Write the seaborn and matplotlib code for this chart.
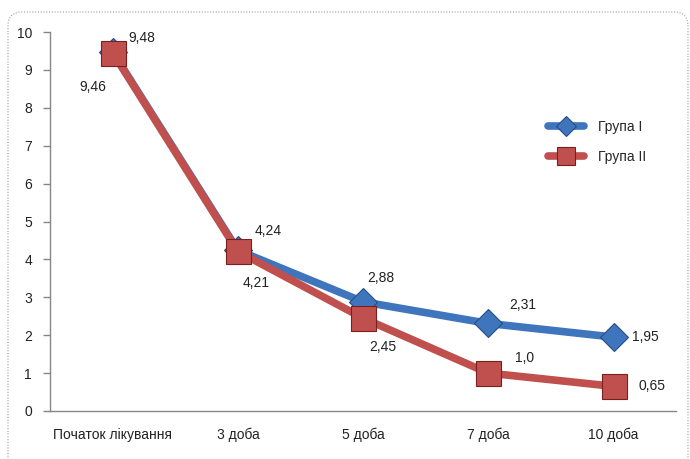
import matplotlib
matplotlib.use('Agg')
import matplotlib.pyplot as plt
import matplotlib.patches as mpatches
from matplotlib.transforms import IdentityTransform
import pandas as pd
import seaborn as sns

# Data
days = ['Початок лікування', '3 доба', '5 доба', '7 доба', '10 доба']
group_1 = [9.48, 4.24, 2.88, 2.31, 1.95]
group_2 = [9.46, 4.21, 2.45, 1.0, 0.65]
labels_1 = ['9,48', '4,24', '2,88', '2,31', '1,95']
labels_2 = ['9,46', '4,21', '2,45', '1,0', '0,65']
series_names = ['Група I', 'Група II']

# label offsets in points (dx, dy) to place each value label like the original
offsets_1 = [(21, 10), (22, 14), (13, 17), (25, 13), (23, 0)]
offsets_2 = [(-14, -25), (13, -23), (14, -21), (26, 11), (28, 0)]

sns.set_theme(style='white')
plt.rcParams['font.family'] = ['Liberation Sans', 'DejaVu Sans']

df = pd.DataFrame({
    'day': days * 2,
    'value': group_1 + group_2,
    'group': [series_names[0]] * len(days) + [series_names[1]] * len(days),
})

fig = plt.figure(figsize=(6.9, 4.59), dpi=100)
ax = fig.add_axes([0.0725, 0.1046, 0.9075, 0.8256])

blue = '#3E75BD'
red = '#C0504D'

sns.lineplot(data=df, x='day', y='value', hue='group', style='group',
             markers={'Група I': 'D', 'Група II': 's'}, dashes=False,
             palette={'Група I': blue, 'Група II': red},
             linewidth=5.5, markersize=18, sort=False, ax=ax,
             markeredgecolor='#7a1f1d', markeredgewidth=0.8)

for line in ax.lines:
    if line.get_color() == blue:
        line.set_markeredgecolor('#274f86')
        line.set_markersize(14)
    line.set_solid_capstyle('round')
    line.set_solid_joinstyle('round')

for i, (v, t) in enumerate(zip(group_1, labels_1)):
    ax.annotate(t, (i, v), xytext=offsets_1[i], textcoords='offset points',
                ha='center', va='center', fontsize=10, color='#222222')
for i, (v, t) in enumerate(zip(group_2, labels_2)):
    ax.annotate(t, (i, v), xytext=offsets_2[i], textcoords='offset points',
                ha='center', va='center', fontsize=10, color='#222222')

ax.set_xlim(-0.5, len(days) - 0.5)
ax.set_ylim(0, 10)
ax.set_yticks(range(0, 11))
ax.set_xticks(range(len(days)))
ax.set_xticks([i - 0.5 for i in range(len(days) + 1)], minor=True)
ax.tick_params(axis='x', which='major', length=0, pad=12, labelsize=10, colors='#222222')
ax.tick_params(axis='x', which='minor', length=5, width=1, color='#868686', direction='out')
ax.tick_params(axis='y', length=5, width=1, color='#868686', direction='out', pad=8,
               labelsize=10, labelcolor='#222222', left=True)
ax.set_xlabel('')
ax.set_ylabel('')
sns.despine(ax=ax)
for s in ['left', 'bottom']:
    ax.spines[s].set_color('#868686')
    ax.spines[s].set_linewidth(1)

leg = ax.legend(loc='center left', bbox_to_anchor=(0.775, 0.71), frameon=False,
                fontsize=10, handlelength=2.6, labelspacing=1.1, handletextpad=1.0,
                markerscale=0.75)

# dotted rounded frame
frame = mpatches.FancyBboxPatch((8, -40), 680, 487,
                                boxstyle='round,pad=0,rounding_size=14',
                                transform=IdentityTransform(), fill=False,
                                edgecolor='#9a9a9a', linestyle=(0, (1, 1.5)), linewidth=0.8)
fig.patches.append(frame)

fig.savefig('out.png', dpi=100)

:: Challenge ::
Repeat the lines above, starting at the first and stopping after the line that holds "import seaborn as sns", with the pictures left out.

:: Expected output ::
Write the seaborn and matplotlib code for this chart.
import matplotlib
matplotlib.use('Agg')
import matplotlib.pyplot as plt
import matplotlib.patches as mpatches
from matplotlib.transforms import IdentityTransform
import pandas as pd
import seaborn as sns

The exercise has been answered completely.